More broadly, the show’s creators have a far tougher chapter of McCandless’ story to dramatize in the show’s second act – depicting one isolated young man’s collision course with starvation and death – so it’s not surprising that that’s where the bulk of the work still needs to be done. To solve the inherent problem of depicting McCandless alone on stage (and thus making Ryan sing song after song) for an entire act, friends he’s met on the road, as well as his parents and his younger self, appear as they enter his thoughts.
But the pacing gets stilted nonetheless – the show runs two hours and forty-five minutes – and things take a confusing turn when a photographer stumbles upon Chris’ bus, followed by a ranger who wanders onto the stage and calls in a decomposing body on the bus, and then we learn that the photographer was lost in the same stretch of wilderness years before (we suddenly see him shoot himself), and then Chris sings a number with his younger self (perhaps the score’s sole less-than-fabulous song/number, “The Climb”) as the show arrives at its end/epilogue. So after the show has turned inward on Chris for much of the second act, things suddenly shift to the external; and because what’s real and what’s not is deliberately cloudy, the audience spends more time figuring out the storytelling than staying engrossed in the tale itself.

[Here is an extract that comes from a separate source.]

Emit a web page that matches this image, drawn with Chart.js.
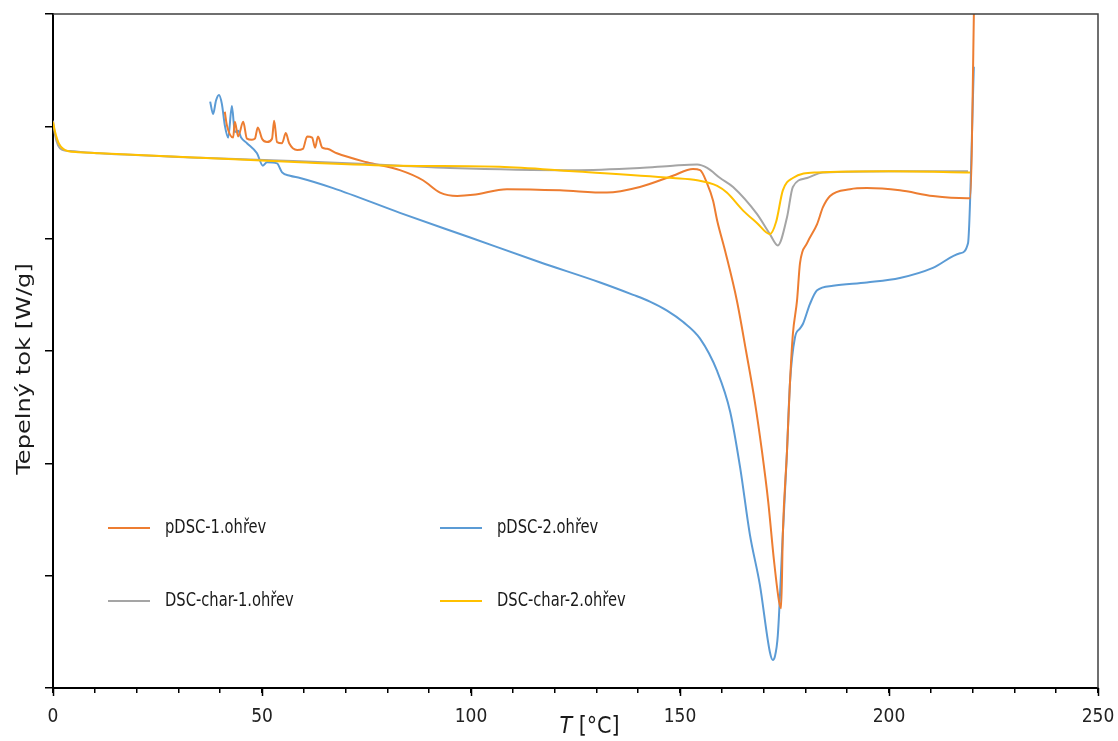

So Allard and Tsakalakos will likely, as they take feedback from this first full production of “Wild,” have to kill a few of their darlings in the second act, painful though that may be. Martin’s performance of “Forgiveness” offered a gorgeous moment of reflection, as did Alexandra Reynolds’ “Happiness” (which also came close to answering questions I had about McCandless’ opportunities for romantic love and/or sex during his vagabond days). “Teklanika” – wherein McCandless tries to return from the trail but finds the snowmelt has made the river impassable – is second act’s fiercest moment of clarity and no return, so that must stay.
Yes, tough decisions lie ahead for the show’s creators. Prudent trimming, and an eagle-eyed re-thinking of the final scenes/numbers, will likely give “Into the Wild” a decent shot at making it to Broadway, which I’d love to see. For while I may feel conflicted about McCandless’ enduring legacy as a cult hero, I’m absolutely clear about my desire to see this show make it.
And it’s only partly because I really, really want this cast recording thing to happen.